▶ [Exercise directions]
Reproduce the material exactly, omitting nothing.

▶ [Data]
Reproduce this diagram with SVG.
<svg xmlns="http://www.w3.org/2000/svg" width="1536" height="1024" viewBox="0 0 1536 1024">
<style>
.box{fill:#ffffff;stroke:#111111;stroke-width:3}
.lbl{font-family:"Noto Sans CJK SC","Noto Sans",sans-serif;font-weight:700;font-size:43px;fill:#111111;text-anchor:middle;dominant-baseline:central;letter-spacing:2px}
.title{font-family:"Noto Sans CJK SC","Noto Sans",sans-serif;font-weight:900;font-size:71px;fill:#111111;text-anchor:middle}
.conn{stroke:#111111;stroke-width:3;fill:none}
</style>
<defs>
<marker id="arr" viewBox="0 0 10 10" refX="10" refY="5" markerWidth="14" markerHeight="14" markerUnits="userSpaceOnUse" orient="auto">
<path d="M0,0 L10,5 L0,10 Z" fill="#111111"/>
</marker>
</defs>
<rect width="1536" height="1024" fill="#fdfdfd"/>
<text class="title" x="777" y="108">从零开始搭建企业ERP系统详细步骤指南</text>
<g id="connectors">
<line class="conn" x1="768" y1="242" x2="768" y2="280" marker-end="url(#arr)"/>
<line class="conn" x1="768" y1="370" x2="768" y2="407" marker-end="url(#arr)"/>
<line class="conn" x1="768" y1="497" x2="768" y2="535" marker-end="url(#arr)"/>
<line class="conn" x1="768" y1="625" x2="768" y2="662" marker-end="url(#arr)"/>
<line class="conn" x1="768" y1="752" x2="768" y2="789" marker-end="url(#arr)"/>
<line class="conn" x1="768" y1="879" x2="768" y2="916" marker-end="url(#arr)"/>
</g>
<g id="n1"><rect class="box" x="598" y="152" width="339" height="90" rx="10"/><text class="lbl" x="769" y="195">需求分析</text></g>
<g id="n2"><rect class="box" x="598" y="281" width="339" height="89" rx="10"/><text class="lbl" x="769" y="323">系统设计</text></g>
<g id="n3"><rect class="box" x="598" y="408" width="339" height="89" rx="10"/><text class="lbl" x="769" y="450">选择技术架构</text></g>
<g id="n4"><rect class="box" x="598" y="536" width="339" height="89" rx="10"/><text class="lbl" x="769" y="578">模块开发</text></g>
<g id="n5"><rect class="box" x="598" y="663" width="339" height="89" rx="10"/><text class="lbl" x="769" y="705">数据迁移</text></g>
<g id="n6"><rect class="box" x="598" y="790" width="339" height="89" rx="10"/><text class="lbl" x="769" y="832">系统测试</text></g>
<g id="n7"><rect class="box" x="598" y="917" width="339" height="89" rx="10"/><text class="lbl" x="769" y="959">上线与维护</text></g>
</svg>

▶ [Task answer]
Reproduce this diagram with SVG.
<svg xmlns="http://www.w3.org/2000/svg" width="1536" height="1024" viewBox="0 0 1536 1024">
<style>
.box{fill:#ffffff;stroke:#111111;stroke-width:3}
.lbl{font-family:"Noto Sans CJK SC","Noto Sans",sans-serif;font-weight:700;font-size:43px;fill:#111111;text-anchor:middle;dominant-baseline:central;letter-spacing:2px}
.title{font-family:"Noto Sans CJK SC","Noto Sans",sans-serif;font-weight:900;font-size:71px;fill:#111111;text-anchor:middle}
.conn{stroke:#111111;stroke-width:3;fill:none}
</style>
<defs>
<marker id="arr" viewBox="0 0 10 10" refX="10" refY="5" markerWidth="14" markerHeight="14" markerUnits="userSpaceOnUse" orient="auto">
<path d="M0,0 L10,5 L0,10 Z" fill="#111111"/>
</marker>
</defs>
<rect width="1536" height="1024" fill="#fdfdfd"/>
<text class="title" x="777" y="108">从零开始搭建企业ERP系统详细步骤指南</text>
<g id="connectors">
<line class="conn" x1="768" y1="242" x2="768" y2="280" marker-end="url(#arr)"/>
<line class="conn" x1="768" y1="370" x2="768" y2="407" marker-end="url(#arr)"/>
<line class="conn" x1="768" y1="497" x2="768" y2="535" marker-end="url(#arr)"/>
<line class="conn" x1="768" y1="625" x2="768" y2="662" marker-end="url(#arr)"/>
<line class="conn" x1="768" y1="752" x2="768" y2="789" marker-end="url(#arr)"/>
<line class="conn" x1="768" y1="879" x2="768" y2="916" marker-end="url(#arr)"/>
</g>
<g id="n1"><rect class="box" x="598" y="152" width="339" height="90" rx="10"/><text class="lbl" x="769" y="195">需求分析</text></g>
<g id="n2"><rect class="box" x="598" y="281" width="339" height="89" rx="10"/><text class="lbl" x="769" y="323">系统设计</text></g>
<g id="n3"><rect class="box" x="598" y="408" width="339" height="89" rx="10"/><text class="lbl" x="769" y="450">选择技术架构</text></g>
<g id="n4"><rect class="box" x="598" y="536" width="339" height="89" rx="10"/><text class="lbl" x="769" y="578">模块开发</text></g>
<g id="n5"><rect class="box" x="598" y="663" width="339" height="89" rx="10"/><text class="lbl" x="769" y="705">数据迁移</text></g>
<g id="n6"><rect class="box" x="598" y="790" width="339" height="89" rx="10"/><text class="lbl" x="769" y="832">系统测试</text></g>
<g id="n7"><rect class="box" x="598" y="917" width="339" height="89" rx="10"/><text class="lbl" x="769" y="959">上线与维护</text></g>
</svg>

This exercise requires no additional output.